Dans un lotissement de province où règne déjà une grande solitude, trois célibataires se confrontent à la société moderne. Marie, divorcée, alcoolique et au chômage, est victime d’un chantage à la sextape. Bertrand, veuf libidineux et surendetté, s’entiche d’une téléopératrice mauricienne tandis que sa fille unique est victime de harcèlement numérique. Christine, conductrice de VTC, voudrait gagner cinq étoiles. Les trois paumés, qui se sont rencontrés sur un rond-point lors des manifestations des gilets jaunes, se trouvent un ennemi commun contre lequel ils vont partir en croisade : les GAFA, les grandes entreprises du numérique dont Facebook et Amazon.

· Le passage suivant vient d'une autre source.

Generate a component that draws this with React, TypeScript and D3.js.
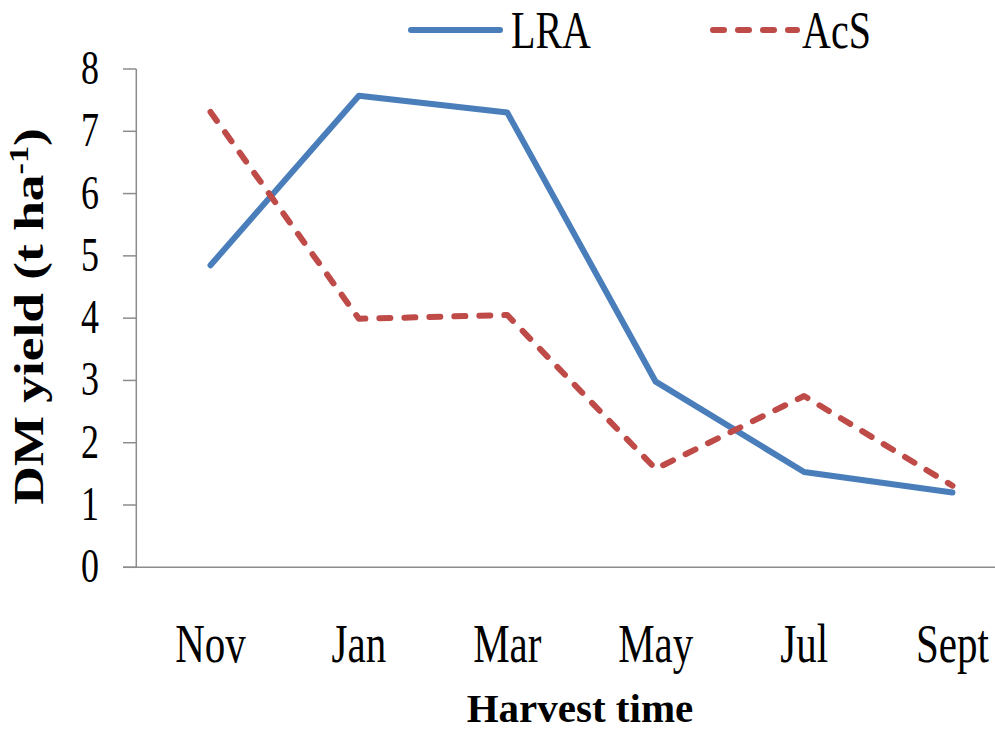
import React, { useRef, useEffect } from "react";
import * as d3 from "d3";

const months = ["Nov", "Jan", "Mar", "May", "Jul", "Sept"];
const lraValues = [4.85, 7.57, 7.3, 2.98, 1.53, 1.2];
const acsValues = [7.31, 3.99, 4.05, 1.58, 2.75, 1.31];
const yTicks = [0, 1, 2, 3, 4, 5, 6, 7, 8];

const blue = "#4A7EBB";
const red = "#BE4B48";
const axisGray = "#8c8c8c";
const serif = "'Liberation Serif', 'Times New Roman', serif";

const width = 995;
const height = 734;

export default function App() {
  const svgRef = useRef<SVGSVGElement>(null);

  useEffect(() => {
    const svg = d3.select(svgRef.current);
    svg.selectAll("*").remove();

    // plot area, the right end runs past the picture edge like the original
    const x = d3.scaleBand<string>().domain(months).range([136.3, 1026.7]).padding(0);
    const y = d3.scaleLinear().domain([0, 8]).range([567.3, 69]);
    const cx = (m: string) => (x(m) as number) + x.bandwidth() / 2;

    // axes
    svg.append("line")
      .attr("x1", 136.3).attr("x2", 136.3)
      .attr("y1", y(8)).attr("y2", y(0))
      .attr("stroke", axisGray).attr("stroke-width", 1.5);
    svg.append("line")
      .attr("x1", 123).attr("x2", 1026.7)
      .attr("y1", y(0)).attr("y2", y(0))
      .attr("stroke", axisGray).attr("stroke-width", 1.5);

    svg.append("g").selectAll("line")
      .data(yTicks)
      .join("line")
      .attr("x1", 123).attr("x2", 136.3)
      .attr("y1", (d) => y(d)).attr("y2", (d) => y(d))
      .attr("stroke", axisGray).attr("stroke-width", 1.5);

    svg.append("g").selectAll("text")
      .data(yTicks)
      .join("text")
      .attr("transform", (d) => `translate(99,${y(d) + 15}) scale(1,1.35)`)
      .attr("text-anchor", "end")
      .style("font-family", serif)
      .style("font-size", "36px")
      .attr("fill", "#000")
      .text((d) => d);

    svg.append("g").selectAll("text")
      .data(months)
      .join("text")
      .attr("transform", (d) => `translate(${cx(d)},661.7) scale(1,1.34)`)
      .attr("text-anchor", "middle")
      .style("font-family", serif)
      .style("font-size", "41px")
      .attr("fill", "#000")
      .text((d) => d);

    // titles
    const yTitle = svg.append("text")
      .attr("transform", "translate(43,316.5) rotate(-90) scale(1.27,1)")
      .attr("text-anchor", "middle")
      .style("font-family", serif)
      .style("font-size", "42px")
      .style("font-weight", "bold")
      .attr("fill", "#000");
    yTitle.append("tspan").text("DM yield (t ha");
    yTitle.append("tspan").attr("dy", -15).style("font-size", "27px").text("-1");
    yTitle.append("tspan").attr("dy", 15).text(")");

    svg.append("text")
      .attr("x", 580).attr("y", 721.7)
      .attr("text-anchor", "middle")
      .style("font-family", serif)
      .style("font-size", "41px")
      .style("font-weight", "bold")
      .attr("fill", "#000")
      .text("Harvest time");

    // series
    const line = d3.line<number>()
      .x((_, i) => cx(months[i]))
      .y((d) => y(d));

    svg.append("path")
      .attr("d", line(lraValues))
      .attr("fill", "none")
      .attr("stroke", blue).attr("stroke-width", 6)
      .attr("stroke-linecap", "round").attr("stroke-linejoin", "round");

    svg.append("path")
      .attr("d", line(acsValues))
      .attr("fill", "none")
      .attr("stroke", red).attr("stroke-width", 6)
      .attr("stroke-dasharray", "11 14")
      .attr("stroke-linecap", "round").attr("stroke-linejoin", "round");

    // legend
    svg.append("line")
      .attr("x1", 411).attr("x2", 500).attr("y1", 30).attr("y2", 30)
      .attr("stroke", blue).attr("stroke-width", 6).attr("stroke-linecap", "round");
    svg.append("text")
      .attr("transform", "translate(511,48) scale(1,1.3)")
      .style("font-family", serif).style("font-size", "40px")
      .attr("fill", "#000")
      .text("LRA");

    svg.append("line")
      .attr("x1", 713).attr("x2", 797).attr("y1", 30).attr("y2", 30)
      .attr("stroke", red).attr("stroke-width", 6)
      .attr("stroke-dasharray", "11 14").attr("stroke-linecap", "round");
    svg.append("text")
      .attr("transform", "translate(802,48) scale(1,1.3)")
      .style("font-family", serif).style("font-size", "40px")
      .attr("fill", "#000")
      .text("AcS");
  }, []);

  return (
    <svg
      ref={svgRef}
      width={width}
      height={height}
      style={{ position: "absolute", left: 0, top: 0, background: "#fff" }}
    />
  );
}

Effacer l’historique est revenu de la 70e Berlinale avec un Ours d’argent et rencontre déjà un joli succès en France. C’est pourtant l’un des films les plus réac et les plus lourdement écrit de la rentrée. S’il le tableau brossé est juste par certains aspects il n’en demeure pas moins que la démonstration est laborieuse. Il y a d’abord Corinne Masiero qui raconte sans la jouer sa toxicomanie aux séries télé, qui crie “fuck les Gafa” et nous sort du film ; Bouli Lanners en hacker miracle qui débite son opinion – c’est à dire celle des auteurs – sur l’intelligence artificielle et nous sort du film ; Blanche Gardin qui prend d’assaut un data center avec des explications bien appuyées (“on a tous un data center à côté de chez soi”) et nous sort du film ; etc. Pourtant, tous ces personnages caricaturés à l’extrême sont co-responsables de leur malheur. Abrutis déjà avant le numérique, ils éprouvent de grandes difficultés face au changement, qu’il soit incarné par les truck-foods, la multitude de mots de passe, la répartition administrative du territoire français ou encore la place de la diversité ethnique (Masiero loue son salon à des musulmans en prière et se fait passer pour “Farida” car “c’est mieux pour le travail”). Il ne manque plus qu’un discours anti-masque et la mule est chargée. Effacer l’historique donne à voir une galerie de paumés tellement large que le film perd de sa drôlerie et il ne reste plus alors qu’une peinture glauque de l’humanité et très peu d’empathie pour ses héros. Pour ajouter à l’embrouille, la bande-son est faite essentiellement de musiques en anglais et le film se termine sur une note de réalisme poétique qui arrive comme un cheveu dans la soupe.

Effacer l’historique. Scénario et réalisation : Benoît Delépine, Gustave Kervern. Interprétation : Blanche Gardin, Denis Podalydès, Corinne Masiero. France, 2020.